#### Data

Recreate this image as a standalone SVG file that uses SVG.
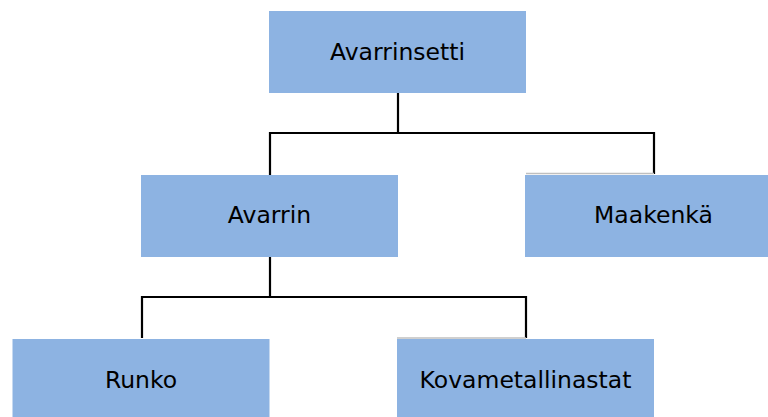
<svg xmlns="http://www.w3.org/2000/svg" width="768" height="417" viewBox="0 0 768 417">
  <style>
    .box { fill: #8db3e2; }
    .lbl { font-family: "DejaVu Sans", Verdana, sans-serif; font-size: 23.5px; fill: #000; text-anchor: middle; }
    .wire { fill: none; stroke: #000; stroke-width: 2.2; }
    .edge { stroke: #bfbfbf; stroke-width: 1.5; }
  </style>
  <rect width="768" height="417" fill="#fff"/>

  <g id="connectors">
    <polyline class="wire" points="398,93 398,133"/>
    <polyline class="wire" points="270,175 270,133 654,133 654,174"/>
    <polyline class="wire" points="270,257 270,297"/>
    <polyline class="wire" points="142,338 142,297 526,297 526,338"/>
  </g>

  <g id="avarrinsetti">
    <rect class="box" x="269" y="11" width="257" height="82"/>
    <text class="lbl" x="397.5" y="60">Avarrinsetti</text>
  </g>

  <g id="avarrin">
    <rect class="box" x="141" y="175" width="257" height="82"/>
    <text class="lbl" x="269.5" y="223">Avarrin</text>
  </g>

  <g id="maakenka">
    <line class="edge" x1="526" y1="173.5" x2="654" y2="173.5"/>
    <rect class="box" x="525" y="175" width="257" height="82"/>
    <text class="lbl" x="653.5" y="223">Maakenkä</text>
  </g>

  <g id="runko">
    <rect class="box" x="12.5" y="339" width="257" height="82"/>
    <text class="lbl" x="141" y="387.5">Runko</text>
  </g>

  <g id="kovametallinastat">
    <line class="edge" x1="397" y1="338" x2="526" y2="338"/>
    <rect class="box" x="397" y="339" width="257" height="82"/>
    <text class="lbl" x="525.5" y="387.5">Kovametallinastat</text>
  </g>
</svg>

#### Problem details
Reproduce the material above in full, exactly, with no images.

#### Task solution
Recreate this image as a standalone SVG file that uses SVG.
<svg xmlns="http://www.w3.org/2000/svg" width="768" height="417" viewBox="0 0 768 417">
  <style>
    .box { fill: #8db3e2; }
    .lbl { font-family: "DejaVu Sans", Verdana, sans-serif; font-size: 23.5px; fill: #000; text-anchor: middle; }
    .wire { fill: none; stroke: #000; stroke-width: 2.2; }
    .edge { stroke: #bfbfbf; stroke-width: 1.5; }
  </style>
  <rect width="768" height="417" fill="#fff"/>

  <g id="connectors">
    <polyline class="wire" points="398,93 398,133"/>
    <polyline class="wire" points="270,175 270,133 654,133 654,174"/>
    <polyline class="wire" points="270,257 270,297"/>
    <polyline class="wire" points="142,338 142,297 526,297 526,338"/>
  </g>

  <g id="avarrinsetti">
    <rect class="box" x="269" y="11" width="257" height="82"/>
    <text class="lbl" x="397.5" y="60">Avarrinsetti</text>
  </g>

  <g id="avarrin">
    <rect class="box" x="141" y="175" width="257" height="82"/>
    <text class="lbl" x="269.5" y="223">Avarrin</text>
  </g>

  <g id="maakenka">
    <line class="edge" x1="526" y1="173.5" x2="654" y2="173.5"/>
    <rect class="box" x="525" y="175" width="257" height="82"/>
    <text class="lbl" x="653.5" y="223">Maakenkä</text>
  </g>

  <g id="runko">
    <rect class="box" x="12.5" y="339" width="257" height="82"/>
    <text class="lbl" x="141" y="387.5">Runko</text>
  </g>

  <g id="kovametallinastat">
    <line class="edge" x1="397" y1="338" x2="526" y2="338"/>
    <rect class="box" x="397" y="339" width="257" height="82"/>
    <text class="lbl" x="525.5" y="387.5">Kovametallinastat</text>
  </g>
</svg>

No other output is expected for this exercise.